If we had 1 child and gave him/her an A name, we would be *required* to name all of our children A names. Not doing so would be risking irreparable damage to their self worth. We would be leaving them out of the "A" club. All of our children with their own letter means that we planned it. 2 or 3 with A names and one with a different letter means we're leaving you out.
With all that being said, I couldn't leave Caroline out of the A trend all together. Her middle name is Avery.

And now I feel torn. I like far more girl A names than number of children we'll ever have, but I don't like many boy A names at all. And we won't reuse any that are already used in our families. So do we continue the A middle name trend for our own children? Or do we leave it at what we've got and give the rest of our kiddos their own set of initials?

It will probably all depend on whether baby #2 is a boy or girl.

Monday, October 11, 2010

The Sitter Delima


Scoot's first day at the sitters was on her 10 week birthday. I get that I was able to stay home with her a lot longer than a lot of other moms get to stay home with their babies, but that doesn't change how I feel about it. I want to be the one taking care of her day in and day out. I want to stay home with her.

(All that being said, we are very lucky that we found a good babysitter with reasonable rates and a low child/provider ratio. I feel comfortable leaving her there every day. I just wish I didn't have to.)

Her first weeks were a little rocky. She's only a baby and she was staying with someone she didn't know. Carole didn't know what her sleepy signs were or how to hold her just so to get her to sleep. She had to take a bottle when she was use to breast feeding exclusively. They worked it out in short order and the fussy reports from Carole got fewer and farther between. The biggest thing was that Scoot started sleeping again during the day.

When I dropped Scoot off this morning, she looked at Carole and smiled. My head told me that I should be thrilled. Scoot likes going to the sitter. She's happy and comfortable.

BUT

My heart broke just a little. Those smiles that use to be just for me and daddy are now being shared. I thought about my parents and Aaron's parents. They are the grandparents, but they don't see Scoot as often as Carole. Carole knows Scoot better than they do. Carole gets the smiles and they don't. They're family.

It is a Monday and those are the hardest days to leave my sweet baby. I'm so glad I got to see that beautiful smile before I left for work. I just wish it had been directed at me.

It doesn't help that I have to wake up this sleeping beauty at an un-Godly hour in order to take her to the sitter and get to work on time. Here she is passed back out for her morning "nap" at 6:00am after getting up, diaper change, dressed, and nursing.

Saturday, October 9, 2010

Back to Basics

Even though no one really reads this blog I feel pressure to write something meaningful and well put together when I do write.
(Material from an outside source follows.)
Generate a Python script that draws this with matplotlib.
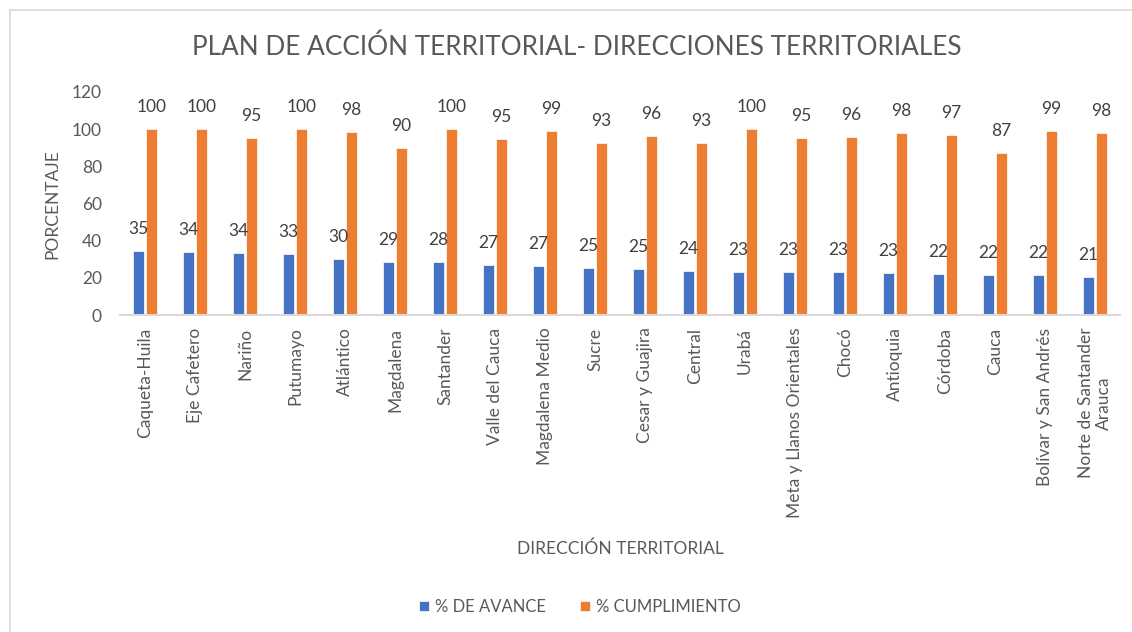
import numpy as np
import matplotlib
matplotlib.use("Agg")
import matplotlib.pyplot as plt
from matplotlib.lines import Line2D

plt.rcParams['font.family'] = ['Lato', 'DejaVu Sans']

# datos
direcciones = ["Caqueta-Huila", "Eje Cafetero", "Nariño", "Putumayo", "Atlántico",
               "Magdalena", "Santander", "Valle del Cauca", "Magdalena Medio", "Sucre",
               "Cesar y Guajira", "Central", "Urabá", "Meta y Llanos Orientales", "Chocó",
               "Antioquia", "Córdoba", "Cauca", "Bolívar y San Andrés",
               "Norte de Santander\nArauca"]
avance = [34.6, 33.9, 33.6, 32.8, 30.1, 28.6, 28.4, 27.0, 26.6, 25.4,
          24.6, 23.8, 23.1, 23.1, 23.1, 22.6, 22.0, 21.6, 21.6, 20.6]
cumplimiento = [100, 100, 95.4, 100, 98.4, 90, 100, 94.6, 99.2, 92.8,
                96.2, 92.8, 100, 95.2, 95.8, 98.2, 97, 87.2, 99.2, 98.2]

azul = '#4472C4'
naranja = '#ED7D31'
gris = '#595959'

fig = plt.figure(figsize=(11.32, 6.32), dpi=100)
ax = fig.add_axes([120/1132, 1-315/632, 1000/1132, 223/632])

x = np.arange(len(direcciones))
w = 0.23
b1 = ax.bar(x - 0.13, avance, w, color=azul, edgecolor='white', linewidth=0.5, label='% DE AVANCE')
b2 = ax.bar(x + 0.13, cumplimiento, w, color=naranja, edgecolor='white', linewidth=0.5, label='% CUMPLIMIENTO')

ax.bar_label(b1, labels=[f"{v:.0f}" for v in avance], padding=10, fontsize=12.5, color='#404040')
ax.bar_label(b2, labels=[f"{v:.0f}" for v in cumplimiento], padding=10, fontsize=12.5, color='#404040')

ax.set_xlim(-0.5, len(direcciones) - 0.5)
ax.set_ylim(0, 120)
ax.set_yticks(np.arange(0, 121, 20))
ax.set_xticks(x)
ax.set_xticklabels(direcciones, rotation=90, ha='center', va='top', multialignment='center')
ax.tick_params(axis='x', length=0, pad=9, labelsize=12.5, labelcolor=gris)
ax.tick_params(axis='y', length=0, pad=13, labelsize=12.5, labelcolor=gris)

for s in ['top', 'right', 'left']:
    ax.spines[s].set_visible(False)
ax.spines['bottom'].set_color('#D9D9D9')
ax.spines['bottom'].set_linewidth(1.5)

fig.text(577/1132, 1-47/632, 'PLAN DE ACCIÓN TERRITORIAL- DIRECCIONES TERRITORIALES',
         ha='center', va='center', fontsize=18.8, color=gris)
fig.text(52/1132, 1-204/632, 'PORCENTAJE', rotation=90, ha='center', va='center',
         fontsize=12.5, color=gris)
fig.text(620/1132, 1-549/632, 'DIRECCIÓN TERRITORIAL', ha='center', va='center',
         fontsize=12.5, color=gris)

leg = fig.legend(handles=[b1, b2], loc='center', bbox_to_anchor=(580/1132, 1-607/632),
                 ncol=2, frameon=False, fontsize=12, handlelength=0.6, handleheight=0.6,
                 columnspacing=2.0, handletextpad=0.4)
for t in leg.get_texts():
    t.set_color(gris)

# borde del grafico
fig.add_artist(Line2D([10/1132, 10/1132], [0, 1-10/632], color='#D9D9D9', linewidth=1.2))
fig.add_artist(Line2D([10/1132, 1], [1-10/632, 1-10/632], color='#D9D9D9', linewidth=1.2))

fig.savefig('out.png', dpi=100)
More often than not, that leads to me writing nothing at all because if I'm not going to write something that hundreds of people want to read, why write at all?

But that's not why I started this in the first place.

I started this blog to be my journal. Each and every single night during my sophomore year in college I wrote in a journal. I love having that to look back on now. The kicker is that while obviously that was an important year in my life, I doubt I'd ever look back on it and think it was anywhere near as important as my life is right now.

I'm raising a child for crying out loud!

And I want her to know that I think that she is the most important thing going right now. I want to remember all the little things. I want to know what day she started rolling over and when she cut her first tooth. I want to remember the way she sticks out her bottom lip and her sweet little dimple.

So from now on this space will go back to being what it was meant to be all along. My journal. At this point I don't plan to make it private, so those few people who do follow me are welcome to stay along for the ride. But I don't promise to be interesting to anyone but me.

Hopefully giving myself the freedom to write boring stuff with run-on sentences means that I'll keep better track of my life now!